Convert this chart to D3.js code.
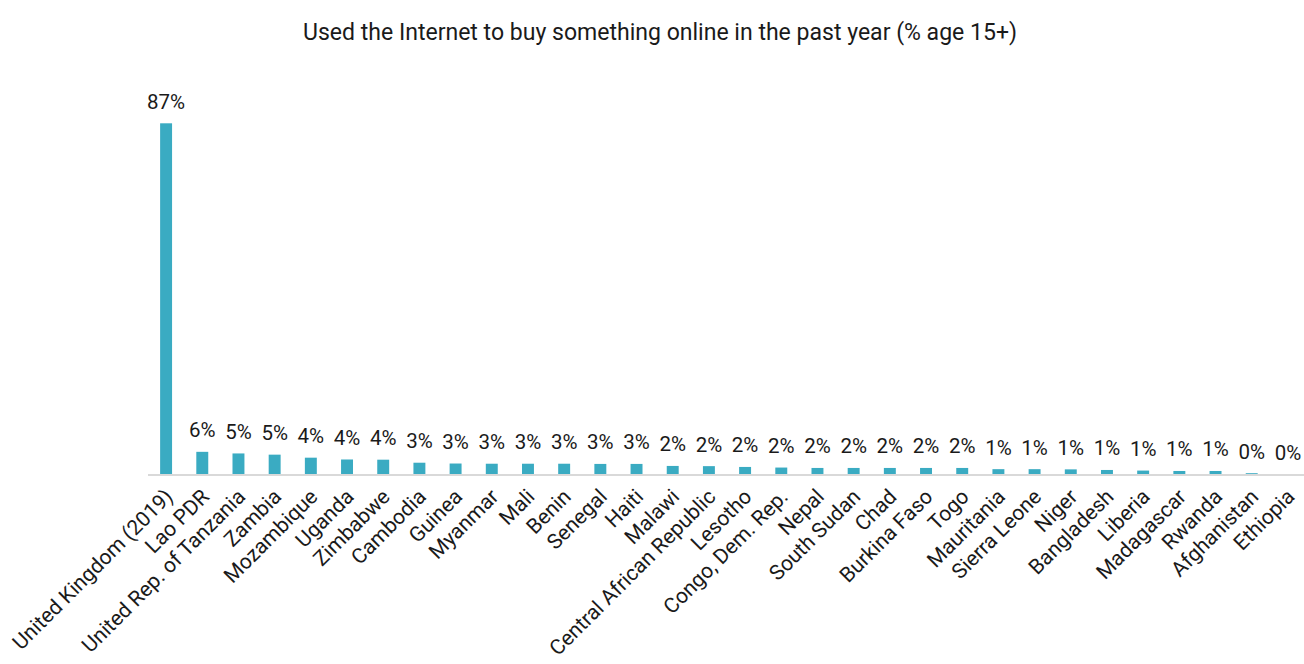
<!DOCTYPE html>
<html>
<head>
<meta charset="utf-8">
<script src="https://cdn.jsdelivr.net/npm/d3@7"></script>
<style>
  html, body { margin: 0; padding: 0; background: #fff; }
  svg { display: block; }
</style>
</head>
<body>
<svg id="chart" width="1304" height="664"></svg>
<script>
const title = "Used the Internet to buy something online in the past year (% age 15+)";
const countries = [
  "United Kingdom (2019)", "Lao PDR", "United Rep. of Tanzania", "Zambia", "Mozambique",
  "Uganda", "Zimbabwe", "Cambodia", "Guinea", "Myanmar", "Mali", "Benin", "Senegal", "Haiti",
  "Malawi", "Central African Republic", "Lesotho", "Congo, Dem. Rep.", "Nepal", "South Sudan",
  "Chad", "Burkina Faso", "Togo", "Mauritania", "Sierra Leone", "Niger", "Bangladesh",
  "Liberia", "Madagascar", "Rwanda", "Afghanistan", "Ethiopia"
];
const values = [
  87, 5.5, 5.1, 4.8, 4.05,
  3.6, 3.55, 2.8, 2.6, 2.55, 2.55, 2.55, 2.5, 2.5,
  2.0, 1.95, 1.75, 1.6, 1.5, 1.5,
  1.5, 1.5, 1.5, 1.2, 1.2, 1.15, 1.0,
  0.85, 0.75, 0.75, 0.2, 0
];

const svg = d3.select("#chart");
const FONT = "Roboto, 'Liberation Sans', Arial, sans-serif";
const baseY = 474;

const x = d3.scaleBand().domain(countries).range([148, 1306]).paddingInner(0.67).paddingOuter(0.335);
const y = d3.scaleLinear().domain([0, 87]).range([baseY, 123.3]);

// Title
svg.append("text")
  .attr("x", 660).attr("y", 40)
  .attr("text-anchor", "middle")
  .attr("font-family", FONT)
  .attr("font-size", 24)
  .attr("fill", "#1a1a1a")
  .attr("textLength", 714)
  .attr("lengthAdjust", "spacingAndGlyphs")
  .text(title);

// Bars
const data = countries.map((c, i) => ({ c, v: values[i] }));
svg.append("g").selectAll("rect").data(data).join("rect")
  .attr("x", d => x(d.c))
  .attr("width", x.bandwidth())
  .attr("y", d => y(d.v))
  .attr("height", d => baseY - y(d.v))
  .attr("fill", "#3aabc2");

// Axis line
svg.append("line")
  .attr("x1", 148).attr("x2", 1304)
  .attr("y1", baseY + 1).attr("y2", baseY + 1)
  .attr("stroke", "#d9d9d9").attr("stroke-width", 2);

// Value labels
svg.append("g").selectAll("text").data(data).join("text")
  .attr("x", d => x(d.c) + x.bandwidth() / 2)
  .attr("y", d => y(d.v) - 14.5)
  .attr("text-anchor", "middle")
  .attr("font-family", FONT)
  .attr("font-size", 20.5)
  .attr("fill", "#1a1a1a")
  .text(d => Math.round(d.v) + "%");

// Category labels
svg.append("g").selectAll("text").data(data).join("text")
  .attr("transform", d => `translate(${x(d.c) + x.bandwidth() / 2 + 8},${baseY + 24}) rotate(-45)`)
  .attr("text-anchor", "end")
  .attr("font-family", FONT)
  .attr("font-size", 21)
  .attr("fill", "#1a1a1a")
  .text(d => d.c);
</script>
</body>
</html>
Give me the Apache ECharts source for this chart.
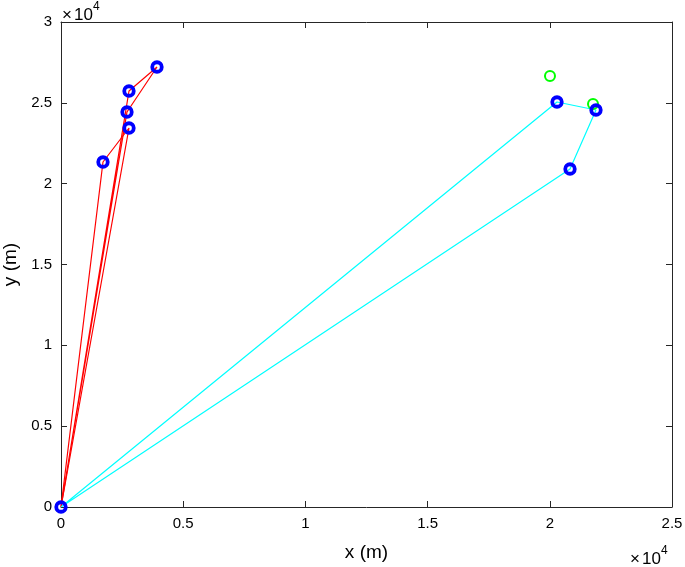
════════════════
▸ **OBJECTIVE**:
Reproduce every line exactly and omit all pictures.

▸ **ANSWER TO THIS PROBLEM**:
Convert this chart to D3.js code.
<!DOCTYPE html>
<html>
<head>
<meta charset="utf-8">
<script src="https://cdn.jsdelivr.net/npm/d3@7"></script>
<style>
  html, body { margin: 0; padding: 0; background: #fff; }
  svg { display: block; }
</style>
</head>
<body>
<svg id="chart" width="1304" height="664"></svg>
<script>
const title = "Used the Internet to buy something online in the past year (% age 15+)";
const countries = [
  "United Kingdom (2019)", "Lao PDR", "United Rep. of Tanzania", "Zambia", "Mozambique",
  "Uganda", "Zimbabwe", "Cambodia", "Guinea", "Myanmar", "Mali", "Benin", "Senegal", "Haiti",
  "Malawi", "Central African Republic", "Lesotho", "Congo, Dem. Rep.", "Nepal", "South Sudan",
  "Chad", "Burkina Faso", "Togo", "Mauritania", "Sierra Leone", "Niger", "Bangladesh",
  "Liberia", "Madagascar", "Rwanda", "Afghanistan", "Ethiopia"
];
const values = [
  87, 5.5, 5.1, 4.8, 4.05,
  3.6, 3.55, 2.8, 2.6, 2.55, 2.55, 2.55, 2.5, 2.5,
  2.0, 1.95, 1.75, 1.6, 1.5, 1.5,
  1.5, 1.5, 1.5, 1.2, 1.2, 1.15, 1.0,
  0.85, 0.75, 0.75, 0.2, 0
];

const svg = d3.select("#chart");
const FONT = "Roboto, 'Liberation Sans', Arial, sans-serif";
const baseY = 474;

const x = d3.scaleBand().domain(countries).range([148, 1306]).paddingInner(0.67).paddingOuter(0.335);
const y = d3.scaleLinear().domain([0, 87]).range([baseY, 123.3]);

// Title
svg.append("text")
  .attr("x", 660).attr("y", 40)
  .attr("text-anchor", "middle")
  .attr("font-family", FONT)
  .attr("font-size", 24)
  .attr("fill", "#1a1a1a")
  .attr("textLength", 714)
  .attr("lengthAdjust", "spacingAndGlyphs")
  .text(title);

// Bars
const data = countries.map((c, i) => ({ c, v: values[i] }));
svg.append("g").selectAll("rect").data(data).join("rect")
  .attr("x", d => x(d.c))
  .attr("width", x.bandwidth())
  .attr("y", d => y(d.v))
  .attr("height", d => baseY - y(d.v))
  .attr("fill", "#3aabc2");

// Axis line
svg.append("line")
  .attr("x1", 148).attr("x2", 1304)
  .attr("y1", baseY + 1).attr("y2", baseY + 1)
  .attr("stroke", "#d9d9d9").attr("stroke-width", 2);

// Value labels
svg.append("g").selectAll("text").data(data).join("text")
  .attr("x", d => x(d.c) + x.bandwidth() / 2)
  .attr("y", d => y(d.v) - 14.5)
  .attr("text-anchor", "middle")
  .attr("font-family", FONT)
  .attr("font-size", 20.5)
  .attr("fill", "#1a1a1a")
  .text(d => Math.round(d.v) + "%");

// Category labels
svg.append("g").selectAll("text").data(data).join("text")
  .attr("transform", d => `translate(${x(d.c) + x.bandwidth() / 2 + 8},${baseY + 24}) rotate(-45)`)
  .attr("text-anchor", "end")
  .attr("font-family", FONT)
  .attr("font-size", 21)
  .attr("fill", "#1a1a1a")
  .text(d => d.c);
</script>
</body>
</html>
Give me the Apache ECharts source for this chart.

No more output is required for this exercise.